The Miracle of the Cheese and Cigarettes

The Miracle of the Cheese and Cigarettes

This week’s EconTalk podcast featured Mike Munger talking about the role of middlemen in the economy. In the podcast, Prof. Munger makes reference to R.A. Radford’s famous article, The Economic Organization of a P.O.W. Camp, best known for its description of how cigarettes came to be used as a substitute for money in German P.O.W. camps during WWII (cigarettes are often used as a cash substitute in modern day prisons; in prisons where smoking is prohibited, it seems they use mackerel). Solders in these camps received care packages from the Red Cross containing cigarettes, tins of beef, cheese, chocolate, and other similar items. Since not everyone valued each of the individual items equally, trade soon developed. And so, apparently, did middlemen. According to Radford, “Stories circulated of a padre who started off round the camp with a tin of cheese and five cigarettes and returned to his bed with a complete parcel in addition to his original cheese and cigarettes.”

The mystery is how he was able to do this. Was he a saint, and the increase in his basket a miraculous event akin to the multiplication of the loaves and fishes? Was he was a very wicked man, who was able to increase his own bounty by defrauding his fellow prisoners? I would think not. More likely, the priest was simply being rewarded for performing a role common to all sorts of middlemen: namely that of matchmaker.

The job of a matchmaker is to find a suitable bride for a potential groom and visa versa. For this they collect a fee. Matchmakers, of course, don’t manufacture brides and grooms, nor do they generally do much to make their clients more desirable to a potential mate. And of course the thing they trade in, love, is one of the last things people would ever want to turn into a “commodity” to be traded on the open market. Yet matchmakers generally aren’t subject to the opprobrium that falls on other sorts of middlemen (stock brokers, say). The reason is that we can see that the matchmaker is providing a real service. It may be that Bob and Margaret would be perfect for each other, but unless they happen to meet randomly they could live blocks apart from each other and never know it. Matchmakers help to connect people who otherwise would have trouble finding love for whatever reason, and many people find the resulting increase in happiness that comes from two people finding each other to be well worth whatever fee the matchmaker charges (today, of course, matchmakers typically use computers to help them perform this service).

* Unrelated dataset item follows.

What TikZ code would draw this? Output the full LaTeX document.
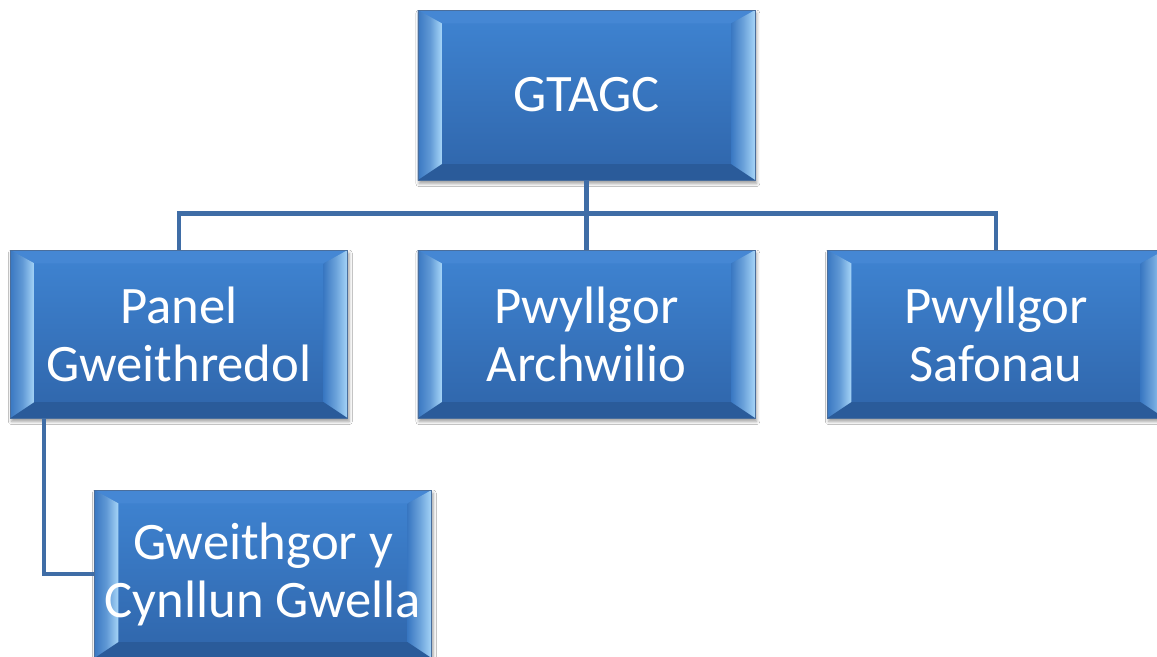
\documentclass[tikz,border=0pt]{standalone}
\usepackage{fontspec}
\setmainfont{Carlito}
\usetikzlibrary{calc,shadows.blur}
\definecolor{faceT}{HTML}{3F84D2}
\definecolor{faceB}{HTML}{2F65AA}
\definecolor{bevLight}{HTML}{A6D5F8}
\definecolor{bevMid}{HTML}{3A78C2}
\definecolor{bevTop}{HTML}{4587D4}
\definecolor{bevBot}{HTML}{2A5B9A}
\definecolor{edgeC}{HTML}{4A6E9C}
\definecolor{connC}{HTML}{3F6DA6}
\tikzset{
  bevbox/.style={rectangle, inner sep=0pt,
    minimum width=253pt, minimum height=126pt,
    top color=faceT, bottom color=faceB,
    draw=edgeC, line width=0.5pt,
    text=white, align=center,
    font=\fontsize{39.5}{43.5}\selectfont,
    blur shadow={shadow xshift=1pt, shadow yshift=-2.5pt, shadow blur radius=2.5pt, shadow opacity=40},
    path picture={
      \coordinate (bnw) at (path picture bounding box.north west);
      \coordinate (bne) at (path picture bounding box.north east);
      \coordinate (bsw) at (path picture bounding box.south west);
      \coordinate (bse) at (path picture bounding box.south east);
      \fill[bevTop] (bnw) -- (bne) -- ($(bne)+(-18pt,-10pt)$) -- ($(bnw)+(18pt,-10pt)$) -- cycle;
      \fill[bevBot] (bsw) -- (bse) -- ($(bse)+(-18pt,12pt)$) -- ($(bsw)+(18pt,12pt)$) -- cycle;
      \shade[left color=bevMid, right color=bevLight, middle color=bevMid!65!bevLight]
        (bnw) -- ($(bnw)+(18pt,-10pt)$) -- ($(bsw)+(18pt,12pt)$) -- (bsw) -- cycle;
      \shade[left color=bevMid, right color=bevLight, middle color=bevMid!55!bevLight]
        (bne) -- ($(bne)+(-18pt,-10pt)$) -- ($(bse)+(-18pt,12pt)$) -- (bse) -- cycle;
    }},
  conn/.style={draw=connC, line width=3.4pt}
}
\begin{document}
\begin{tikzpicture}[x=0.75pt, y=-0.75pt]
  \useasboundingbox (0,0) rectangle (1157,657);
  \clip (0,0) rectangle (1157,657);
  \fill[white] (0,0) rectangle (1157,657);
  \node[bevbox, minimum height=127.5pt] (top) at (586.5,95) {GTAGC};
  \node[bevbox] (panel) at (179,334) {Panel\\Gweithredol};
  \node[bevbox] (arch) at (586.5,334) {Pwyllgor\\Archwilio};
  \node[bevbox] (saf) at (996,334) {Pwyllgor\\Safonau};
  \node[bevbox] (gweith) at (263,574) {Gweithgor y\\Cynllun Gwella};
  \coordinate (j) at ($(top.south)+(0,-24.75pt)$);
  \coordinate (pb) at ($(panel.south west)+(25.5pt,0)$);
  \draw[conn] (top.south) -- (j);
  \draw[conn] (panel.north) |- (j) -| (saf.north);
  \draw[conn] (j) -- (arch.north);
  \draw[conn] (pb) |- (gweith.west);
\end{tikzpicture}
\end{document}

Likewise, in Radford’s prison camp, different people valued the various items in their Red Cross parcels differently. One might be a vegetarian who has a sweet tooth. He would gladly trade all of his tinned beef (which are otherwise useless to him) for even a little extra chocolate. Another might prefer the beef to his allotment of chocolate, and gladly trade the one for the other. If these two prisoners knew who each other were, they could easily trade their items, to the mutual benefit of both. If they lack this information, however, there may be no realistic way for them to realize this benefit. A man who wanted to trade his beef for chocolate might search the camp for someone who wanted to trade his chocolate for beef. But this would be time consuming, and it might be that there was no direct way to make the trade he wanted. Prisoner A might prefer chocolate to cigarettes, Prisoner B cigarettes to beef, and Prisoner C beef to chocolate, and so to make the trade work the prisoner would have to have knowledge of all three’s preferences. By making the rounds and trading on the information he has gathered about people’s various preferences (much of it no doubt indirect), the priest is able to improve the lot of the inmate’s to such an extent that he can make them all better off and still take a sizable surplus for himself.